We view Tyler Technologies as the clear leader in the slow-moving and underserved niche market of government operational software. We believe the company has a decadelong runway for normalized top-line growth near 10%, especially as demand for software as a service accelerates and the need to modernize local governments’ legacy enterprise resource planning systems intensifies. The company’s two core systems—for enterprise resource planning and court management—enable normal government operations, including financial management, human resources, revenue management, tax billing, and asset management. Tyler addresses the needs of cities, counties, schools, courts, and other local government entities. Their existing systems can be more than 20 years old and use ancient software code, with no next wave of incoming fluent programmers to keep them running; extending the life of these legacy systems appears to be no longer tenable. We believe as many as half of Tyler’s wins are replacing such systems.
Key Morningstar Metrics for Tyler Technologies
- Fair Value Estimate: US$475
- Star Rating: 4 Stars
- Economic Moat Rating: Wide
- Moat Trend Rating: Stable
Economic Moat Rating
Our wide economic moat rating is driven by customer switching costs and, to a lesser extent, intangible assets. We think switching costs for software are driven by several factors: the time and expense of implementing a new software package while maintaining the existing platform, lost productivity as employees learn a new system, and operational risk, including loss of data during the changeover, project execution, and potential operational disruption. Given that Tyler provides the core systems that enable normal government operations, coupled with an extremely slow-moving customer base and the typical long-tail investment in such core software systems, we believe customer retention will remain extremely high and excess returns will more likely than not continue for at least 20 years.
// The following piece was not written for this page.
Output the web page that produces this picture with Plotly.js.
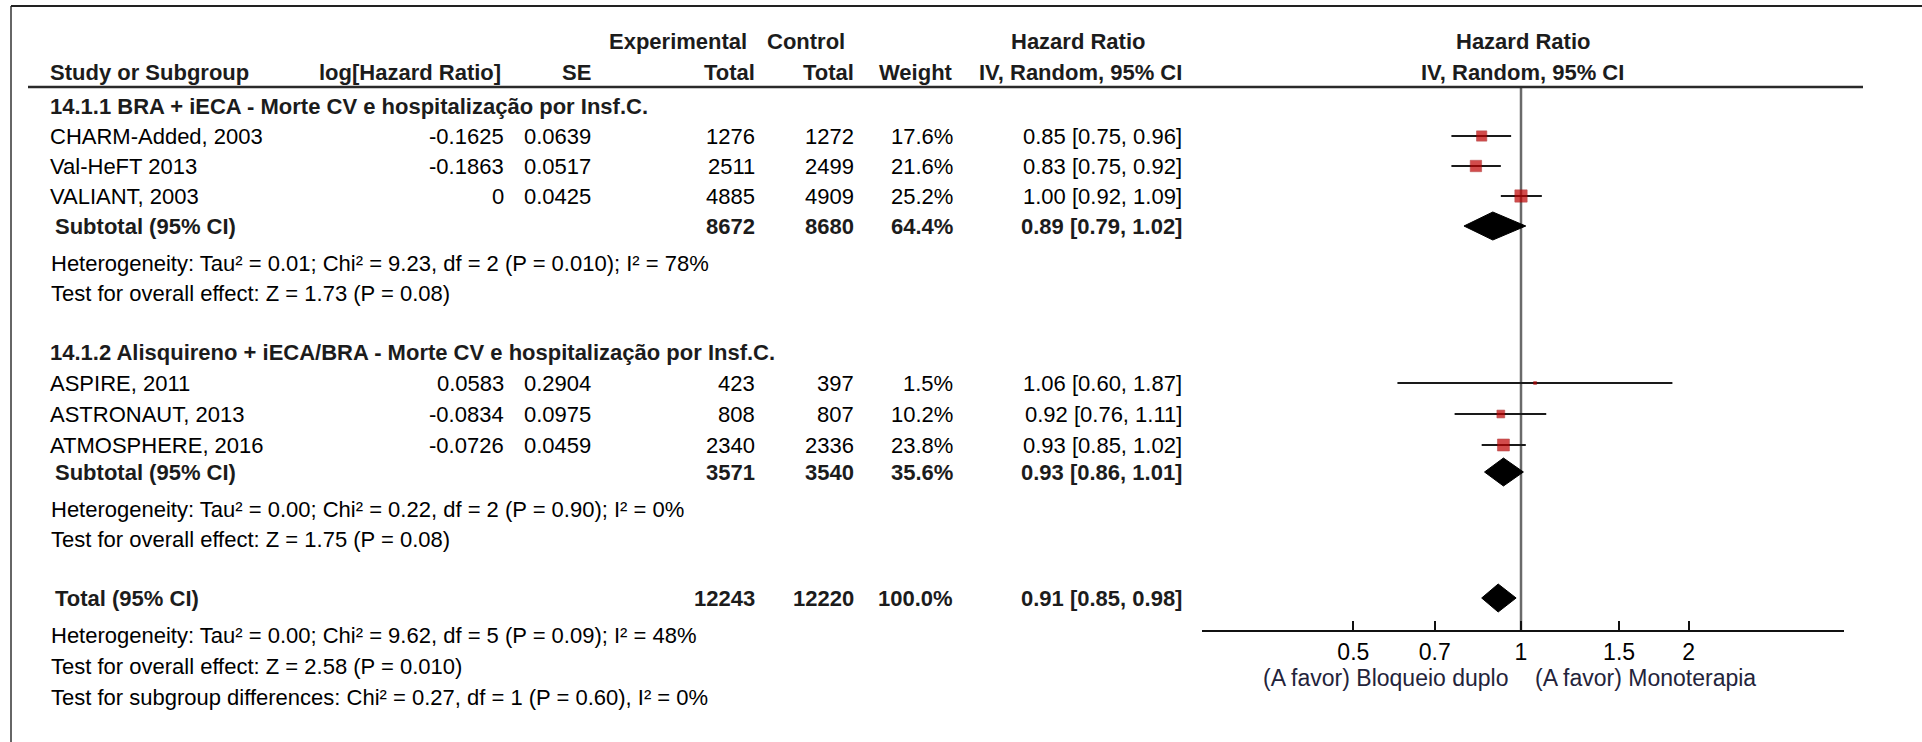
<!DOCTYPE html>
<html><head><meta charset="utf-8">
<script src="https://cdn.plot.ly/plotly-3.0.1.min.js"></script>
<style>html,body{margin:0;padding:0;background:#fff;overflow:hidden}#chart{width:1922px;height:742px}</style>
</head><body><div id="chart"></div>
<script>
// ---------------- DATA ----------------
const groupNames = [
  "14.1.1 BRA + iECA - Morte CV e hospitalização por Insf.C.",
  "14.1.2 Alisquireno + iECA/BRA - Morte CV e hospitalização por Insf.C."
];
const studies = ["CHARM-Added, 2003", "Val-HeFT 2013", "VALIANT, 2003", "ASPIRE, 2011", "ASTRONAUT, 2013", "ATMOSPHERE, 2016"];
const studyGroup = [0, 0, 0, 1, 1, 1];
const logHR = [-0.1625, -0.1863, 0, 0.0583, -0.0834, -0.0726];
const seLogHR = [0.0639, 0.0517, 0.0425, 0.2904, 0.0975, 0.0459];
const expTotal = [1276, 2511, 4885, 423, 808, 2340];
const ctrlTotal = [1272, 2499, 4909, 397, 807, 2336];
const weightPct = [17.6, 21.6, 25.2, 1.5, 10.2, 23.8];
const hazardRatio = [0.85, 0.83, 1.00, 1.06, 0.92, 0.93];
const ciLow = [0.75, 0.75, 0.92, 0.60, 0.76, 0.85];
const ciHigh = [0.96, 0.92, 1.09, 1.87, 1.11, 1.02];

const subExp = [8672, 3571];
const subCtrl = [8680, 3540];
const subWeight = [64.4, 35.6];
const subHR = [0.89, 0.93];
const subLow = [0.79, 0.86];
const subHigh = [1.02, 1.01];
const subHet = [
  "Heterogeneity: Tau² = 0.01; Chi² = 9.23, df = 2 (P = 0.010); I² = 78%",
  "Heterogeneity: Tau² = 0.00; Chi² = 0.22, df = 2 (P = 0.90); I² = 0%"
];
const subTest = [
  "Test for overall effect: Z = 1.73 (P = 0.08)",
  "Test for overall effect: Z = 1.75 (P = 0.08)"
];

const totalExp = 12243;
const totalCtrl = 12220;
const totalWeight = 100.0;
const totalHR = 0.91;
const totalLow = 0.85;
const totalHigh = 0.98;
const totalHet = "Heterogeneity: Tau² = 0.00; Chi² = 9.62, df = 5 (P = 0.09); I² = 48%";
const totalTest = "Test for overall effect: Z = 2.58 (P = 0.010)";
const subgroupTest = "Test for subgroup differences: Chi² = 0.27, df = 1 (P = 0.60), I² = 0%";

const tickValues = [0.5, 0.7, 1, 1.5, 2];
const tickLabels = ["0.5", "0.7", "1", "1.5", "2"];
const favourLeft = "(A favor) Bloqueio duplo";
const favourRight = "(A favor) Monoterapia";

// ---------------- LAYOUT / STYLE ----------------
const W = 1922, H = 742;
const FONT = "Liberation Sans, Arial, Helvetica, sans-serif";
const FS = 22;
const TXT = "#000000", BOLD = "#1c1c1c";
const COL = {name: 48, sub: 53, logHR: 506, logHRHead: 503, se: 593, exp: 757, ctrl: 856, weight: 955, ci: 1184, hrHead: 1078};
const HEAD1_Y = 41, HEAD2_Y = 72, RULE_Y = 87, AXIS_Y = 631;
const FIRST_GROUP_Y = 106, PITCH = 30, STAT_GAP = 37, BLOCK_GAP = 59;
const DIAMOND_HALF = 14;
const PLOT_X0 = 1201.5, PLOT_X1 = 1843.5;
const LOG_RANGE = [-0.5736, 0.5790];

const ann = [];
function txt(s, x, y, anchor, bold) {
  ann.push({text: bold ? "<b>" + s + "</b>" : s, x: x / W, xref: "paper", y: y, yref: "y",
    xanchor: anchor, yanchor: "middle", showarrow: false,
    font: {family: FONT, size: FS, color: bold ? BOLD : TXT}});
}
const fmtLog = v => v === 0 ? "0" : v.toFixed(4);
const fmtCI = (h, l, u) => h.toFixed(2) + " [" + l.toFixed(2) + ", " + u.toFixed(2) + "]";

// headers
txt("Experimental", 749, HEAD1_Y, "right", true);
txt("Control", 847, HEAD1_Y, "right", true);
txt("Hazard Ratio", COL.hrHead, HEAD1_Y, "center", true);
txt("Study or Subgroup", COL.name, HEAD2_Y, "left", true);
txt("log[Hazard Ratio]", COL.logHRHead, HEAD2_Y, "right", true);
txt("SE", COL.se, HEAD2_Y, "right", true);
txt("Total", COL.exp, HEAD2_Y, "right", true);
txt("Total", COL.ctrl, HEAD2_Y, "right", true);
txt("Weight", COL.weight, HEAD2_Y, "right", true);
txt("IV, Random, 95% CI", COL.ci, HEAD2_Y, "right", true);
ann.push({text: "<b>Hazard Ratio</b>", xref: "x domain", x: 0.5, y: HEAD1_Y, yref: "y", xanchor: "center", yanchor: "middle", showarrow: false, font: {family: FONT, size: FS, color: BOLD}});
ann.push({text: "<b>IV, Random, 95% CI</b>", xref: "x domain", x: 0.5, y: HEAD2_Y, yref: "y", xanchor: "center", yanchor: "middle", showarrow: false, font: {family: FONT, size: FS, color: BOLD}});

// rows
const studyY = new Array(studies.length);
const subY = [];
let cur = FIRST_GROUP_Y;
groupNames.forEach((g, gi) => {
  txt(g, COL.name, cur, "left", true);
  let y = cur;
  studies.forEach((s, i) => {
    if (studyGroup[i] !== gi) return;
    y += PITCH + (gi === 1 ? 1 : 0);
    studyY[i] = y;
    txt(s, COL.name, y, "left", false);
    txt(fmtLog(logHR[i]), COL.logHR, y, "right", false);
    txt(seLogHR[i].toFixed(4), COL.se, y, "right", false);
    txt(String(expTotal[i]), COL.exp, y, "right", false);
    txt(String(ctrlTotal[i]), COL.ctrl, y, "right", false);
    txt(weightPct[i].toFixed(1) + "%", COL.weight, y, "right", false);
    txt(fmtCI(hazardRatio[i], ciLow[i], ciHigh[i]), COL.ci, y, "right", false);
  });
  y += PITCH - (gi === 1 ? 3 : 0);
  subY[gi] = y;
  txt("Subtotal (95% CI)", COL.sub, y, "left", true);
  txt(String(subExp[gi]), COL.exp, y, "right", true);
  txt(String(subCtrl[gi]), COL.ctrl, y, "right", true);
  txt(subWeight[gi].toFixed(1) + "%", COL.weight, y, "right", true);
  txt(fmtCI(subHR[gi], subLow[gi], subHigh[gi]), COL.ci, y, "right", true);
  y += STAT_GAP;
  txt(subHet[gi], COL.name + 1, y, "left", false);
  y += PITCH;
  txt(subTest[gi], COL.name + 1, y, "left", false);
  cur = y + BLOCK_GAP;
});
const totalY = cur;
txt("Total (95% CI)", COL.sub, totalY, "left", true);
txt(String(totalExp), COL.exp, totalY, "right", true);
txt(String(totalCtrl), COL.ctrl, totalY, "right", true);
txt(totalWeight.toFixed(1) + "%", COL.weight, totalY, "right", true);
txt(fmtCI(totalHR, totalLow, totalHigh), COL.ci, totalY, "right", true);
txt(totalHet, COL.name + 1, totalY + STAT_GAP, "left", false);
txt(totalTest, COL.name + 1, totalY + STAT_GAP + PITCH + 1, "left", false);
txt(subgroupTest, COL.name + 1, totalY + STAT_GAP + 2 * (PITCH + 1), "left", false);

// favour labels tied to null line
const FAV_FONT = {family: FONT, size: 23, color: "#23233a"};
ann.push({text: favourLeft, xref: "x", x: 0, xshift: -10, y: 678, yref: "y", xanchor: "right", yanchor: "middle", showarrow: false, font: FAV_FONT});
ann.push({text: favourRight, xref: "x", x: 0, xshift: 12, y: 678, yref: "y", xanchor: "left", yanchor: "middle", showarrow: false, font: FAV_FONT});

// ---------------- TRACES ----------------
const ciX = [], ciY = [];
studies.forEach((s, i) => { ciX.push(ciLow[i], ciHigh[i], null); ciY.push(studyY[i], studyY[i], null); });
const traces = [];
traces.push({type: "scatter", mode: "lines", x: ciX, y: ciY, line: {color: "#1a1a1a", width: 2}, hoverinfo: "skip", showlegend: false});
traces.push({type: "scatter", mode: "markers", x: hazardRatio, y: studyY,
  marker: {symbol: "square", size: weightPct.map(w => 2.45 * Math.sqrt(w)), color: "#c00000", line: {color: "#9a0000", width: 0.6}},
  hoverinfo: "skip", showlegend: false});
function diamond(h, l, u, y) {
  traces.push({type: "scatter", mode: "lines", x: [l, h, u, h, l], y: [y, y - DIAMOND_HALF, y, y + DIAMOND_HALF, y],
    fill: "toself", fillcolor: "#000", line: {color: "#000", width: 1}, hoverinfo: "skip", showlegend: false});
}
subHR.forEach((h, gi) => diamond(h, subLow[gi], subHigh[gi], subY[gi]));
diamond(totalHR, totalLow, totalHigh, totalY);

// ---------------- SHAPES ----------------
const shapes = [
  {type: "line", xref: "paper", yref: "y", x0: 11 / W, x1: 11 / W, y0: 6, y1: H, line: {color: "#333", width: 1.5}},
  {type: "line", xref: "paper", yref: "y", x0: 11 / W, x1: 1, y0: 6, y1: 6, line: {color: "#222", width: 2}},
  {type: "line", xref: "paper", yref: "y", x0: 28 / W, x1: 1863 / W, y0: RULE_Y, y1: RULE_Y, line: {color: "#2a2a2a", width: 2.5}},
  {type: "line", xref: "x", yref: "y", x0: 1, x1: 1, y0: RULE_Y, y1: AXIS_Y, line: {color: "#6a6a6a", width: 2.5}, layer: "below"}
];

const layout = {
  width: W, height: H, margin: {l: 0, r: 0, t: 0, b: 0},
  paper_bgcolor: "#fff", plot_bgcolor: "rgba(0,0,0,0)", showlegend: false,
  font: {family: FONT, size: FS, color: TXT},
  xaxis: {type: "log", domain: [PLOT_X0 / W, PLOT_X1 / W], range: LOG_RANGE,
    anchor: "free", position: 1 - AXIS_Y / H, side: "bottom",
    showline: true, linecolor: "#111", linewidth: 2, mirror: false,
    ticks: "inside", ticklen: 9, tickwidth: 2, tickcolor: "#111",
    tickmode: "array", tickvals: tickValues, ticktext: tickLabels,
    tickfont: {family: FONT, size: 23, color: TXT},
    showgrid: false, zeroline: false, fixedrange: true},
  yaxis: {range: [H, 0], domain: [0, 1], visible: false, fixedrange: true, showgrid: false, zeroline: false},
  annotations: ann, shapes: shapes
};
Plotly.newPlot("chart", traces, layout, {displayModeBar: false, staticPlot: true});
</script></body></html>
We view Tyler’s proven ability to serve public institutions and difficult-to-replicate portfolio as intangible assets.
Read more about Tyler’s moat rating.
Fair Value Estimate for Tyler Technologies Stock
Our US$475 fair value estimate implies a fiscal 2023 enterprise value/sales multiple of 11 times, adjusted price/earnings multiple of 45 times, and a 1% free cash flow yield. We model a five-year revenue compound annual growth rate of 8%, with a general rebound in 2024 and subscription growth more than offsetting license declines. We model non-GAAP operating margin contracting modestly from 24% in 2022 before rebounding to approximately 30% in 2027. We see this as driven by the normal progression of a business model transition to subscriptions. Tyler pegs its total addressable market at $18 billion, but if we layer in higher education and the federal government, we believe the true opportunity could be considerably larger.
Read more about Tyler’s fair value estimate.
Risk and Uncertainty
We assign Tyler a Medium Morningstar Uncertainty Rating. While competition is always a risk, we believe Tyler is somewhat insulated as local governments and public institutions have pushed off investing in new systems as long as possible and maintenance of legacy systems is often no longer an option. However, as Tyler continues to benefit from larger deals, we believe it will bump into the larger software companies more frequently. As the transition to software as a service accelerates, we believe the sales cycle could lengthen. Tyler has been acquisitive and we expect it to remain so, but the integration of purchased companies has not always been as quick or smooth as anticipated. The company faces strong competition in hiring software engineers as well as risks arising from potential data breaches.
Read more about Tyler’s risk and uncertainty.
Tyler Technologies Bulls Say
- Tyler is the runaway leader seeking to upgrade a large and underserved local government and public institution market that we believe is ripe for modernization.
- The public safety solutions business is primed for acceleration after a period of heavy investment following its acquisition. We also view the deal for government solutions and payments leader NIC as highly synergistic.
- The software-as-a-service model is likely to draw in more customers and extend what is already a long-tail growth story.
Tyler Technologies Bears Say
- Despite Tyler’s recent success, its revenue growth has not been much better than the average software company’s over the past few years.
- The company is acquisitive and has completed several large deals that were more challenging than anticipated to integrate.
- Upselling is less a part of the investment case for Tyler than for many other software stocks.